18. L’exemple de l’Argentine en 2001 est à prendre très au sérieux. En effet, cet exemple n’est pas sans rappeler ce qui se passe économiquement en Grèce. La dette publique s’étant aggravée (chute du PIB de près de 15 %), le Gouvernement argentin prit – sur les conseils du FMI – des mesures drastiques comme les réductions des dépenses sociales et des salaires de fonctionnaires et le blocage des comptes des épargnants entraînant de violentes manifestations à Buenos Aires. Les 19 et 20 décembre 2001, l’état de siège fut proclamé après une répression qui provoqua la mort de 35 personnes et conduisit le Président Fernando de la Rua à quitter en urgence son palais présidentiel puis à se démettre de ses fonctions.

5. Conclusion

19. Il y a toujours, à court, moyen et long termes, des conséquences politiques aux crises économiques.

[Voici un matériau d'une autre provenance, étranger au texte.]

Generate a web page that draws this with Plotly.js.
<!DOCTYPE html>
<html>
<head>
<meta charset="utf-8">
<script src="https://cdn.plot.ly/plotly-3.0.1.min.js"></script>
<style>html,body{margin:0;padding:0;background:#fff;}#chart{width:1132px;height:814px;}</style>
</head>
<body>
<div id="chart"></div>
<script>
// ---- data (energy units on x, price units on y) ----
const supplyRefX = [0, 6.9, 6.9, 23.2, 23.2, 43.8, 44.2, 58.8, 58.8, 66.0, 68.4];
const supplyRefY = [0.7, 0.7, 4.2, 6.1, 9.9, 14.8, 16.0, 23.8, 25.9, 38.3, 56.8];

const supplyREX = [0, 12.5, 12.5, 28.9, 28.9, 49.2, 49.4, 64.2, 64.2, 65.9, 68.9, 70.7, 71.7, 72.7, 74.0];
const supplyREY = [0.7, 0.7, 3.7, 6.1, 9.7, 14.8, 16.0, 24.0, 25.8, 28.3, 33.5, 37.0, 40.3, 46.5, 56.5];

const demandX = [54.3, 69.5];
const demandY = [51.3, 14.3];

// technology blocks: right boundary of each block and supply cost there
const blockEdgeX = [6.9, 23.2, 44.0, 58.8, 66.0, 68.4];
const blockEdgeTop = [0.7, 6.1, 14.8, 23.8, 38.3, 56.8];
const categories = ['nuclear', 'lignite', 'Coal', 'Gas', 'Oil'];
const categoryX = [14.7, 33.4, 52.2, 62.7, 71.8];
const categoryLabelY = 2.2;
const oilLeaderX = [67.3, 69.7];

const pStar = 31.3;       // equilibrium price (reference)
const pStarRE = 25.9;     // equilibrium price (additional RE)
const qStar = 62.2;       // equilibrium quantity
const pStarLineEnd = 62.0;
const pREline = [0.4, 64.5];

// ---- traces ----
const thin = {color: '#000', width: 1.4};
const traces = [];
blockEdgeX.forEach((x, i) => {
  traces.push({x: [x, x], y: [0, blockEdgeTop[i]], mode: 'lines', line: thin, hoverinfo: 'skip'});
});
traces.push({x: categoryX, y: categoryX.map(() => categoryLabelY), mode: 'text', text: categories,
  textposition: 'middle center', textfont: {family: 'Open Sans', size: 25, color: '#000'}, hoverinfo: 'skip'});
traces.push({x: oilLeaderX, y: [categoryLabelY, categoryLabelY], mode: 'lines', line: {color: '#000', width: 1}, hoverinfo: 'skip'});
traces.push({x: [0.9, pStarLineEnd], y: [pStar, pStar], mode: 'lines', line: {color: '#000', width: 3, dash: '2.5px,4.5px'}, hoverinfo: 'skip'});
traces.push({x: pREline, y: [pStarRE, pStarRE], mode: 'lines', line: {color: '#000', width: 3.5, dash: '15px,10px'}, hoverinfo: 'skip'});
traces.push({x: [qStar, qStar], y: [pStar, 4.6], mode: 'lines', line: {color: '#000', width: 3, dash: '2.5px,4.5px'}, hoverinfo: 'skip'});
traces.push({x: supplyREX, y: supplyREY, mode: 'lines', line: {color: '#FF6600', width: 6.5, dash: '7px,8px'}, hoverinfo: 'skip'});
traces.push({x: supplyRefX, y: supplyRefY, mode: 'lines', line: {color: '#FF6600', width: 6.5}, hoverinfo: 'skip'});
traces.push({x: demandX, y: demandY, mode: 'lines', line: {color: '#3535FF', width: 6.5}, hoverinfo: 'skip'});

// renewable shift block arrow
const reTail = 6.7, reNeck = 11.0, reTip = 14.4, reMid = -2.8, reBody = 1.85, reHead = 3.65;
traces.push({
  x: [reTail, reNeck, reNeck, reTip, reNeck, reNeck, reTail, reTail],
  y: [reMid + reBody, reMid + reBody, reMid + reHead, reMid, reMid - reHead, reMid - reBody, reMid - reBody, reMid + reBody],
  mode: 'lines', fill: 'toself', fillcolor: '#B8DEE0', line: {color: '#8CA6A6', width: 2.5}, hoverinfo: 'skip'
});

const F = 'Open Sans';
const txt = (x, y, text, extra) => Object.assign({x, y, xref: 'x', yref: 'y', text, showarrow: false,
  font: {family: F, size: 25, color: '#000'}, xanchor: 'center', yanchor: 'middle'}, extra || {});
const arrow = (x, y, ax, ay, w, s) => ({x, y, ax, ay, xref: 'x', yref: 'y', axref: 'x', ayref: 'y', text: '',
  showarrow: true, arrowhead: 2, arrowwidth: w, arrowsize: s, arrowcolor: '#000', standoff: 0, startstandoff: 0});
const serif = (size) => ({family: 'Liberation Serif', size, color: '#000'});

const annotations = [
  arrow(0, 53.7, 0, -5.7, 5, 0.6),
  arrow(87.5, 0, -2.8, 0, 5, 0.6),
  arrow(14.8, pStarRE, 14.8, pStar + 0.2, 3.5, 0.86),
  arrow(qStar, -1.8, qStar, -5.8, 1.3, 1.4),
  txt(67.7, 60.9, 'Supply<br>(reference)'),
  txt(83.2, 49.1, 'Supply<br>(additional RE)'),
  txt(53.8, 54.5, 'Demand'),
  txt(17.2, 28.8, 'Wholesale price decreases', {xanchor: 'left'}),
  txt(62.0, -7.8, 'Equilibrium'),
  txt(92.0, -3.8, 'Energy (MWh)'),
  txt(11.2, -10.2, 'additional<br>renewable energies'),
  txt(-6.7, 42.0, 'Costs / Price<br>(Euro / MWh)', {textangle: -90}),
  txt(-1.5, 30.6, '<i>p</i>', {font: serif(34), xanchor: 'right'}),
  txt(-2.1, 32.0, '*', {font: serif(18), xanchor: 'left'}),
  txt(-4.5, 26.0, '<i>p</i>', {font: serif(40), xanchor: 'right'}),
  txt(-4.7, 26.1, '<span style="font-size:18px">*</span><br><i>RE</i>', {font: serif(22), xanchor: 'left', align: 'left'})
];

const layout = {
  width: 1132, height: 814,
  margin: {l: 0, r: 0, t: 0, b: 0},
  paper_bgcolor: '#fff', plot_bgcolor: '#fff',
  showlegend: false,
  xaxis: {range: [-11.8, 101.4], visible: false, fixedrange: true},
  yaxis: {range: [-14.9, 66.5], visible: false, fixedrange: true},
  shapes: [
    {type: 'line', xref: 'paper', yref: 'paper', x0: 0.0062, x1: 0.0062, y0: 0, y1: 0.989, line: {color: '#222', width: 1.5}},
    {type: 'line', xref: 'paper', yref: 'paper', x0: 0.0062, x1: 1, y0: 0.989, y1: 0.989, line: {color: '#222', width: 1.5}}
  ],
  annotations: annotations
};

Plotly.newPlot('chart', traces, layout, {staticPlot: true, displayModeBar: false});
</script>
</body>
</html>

La crise économique de 1929 a été l’un des facteurs – mais non le seul – de la prise du pouvoir, bien souvent légalement, par des mouvements extrémistes et d’une réorientation des économies européennes vers la préparation d’une guerre qui allait dévaster notre continent et le monde entier.
20. A l’heure où les choix que prendront les différents gouvernements pour juguler cette crise économique se révéleront déterminants, les gouvernements des Etats membres du Conseil de l’Europe doivent tirer tous ensemble les leçons d’un passé pas si lointain pour ne pas réitérer les tragiques erreurs d’une époque où une crise économique a entraîné de terribles conséquences politiques et humaines.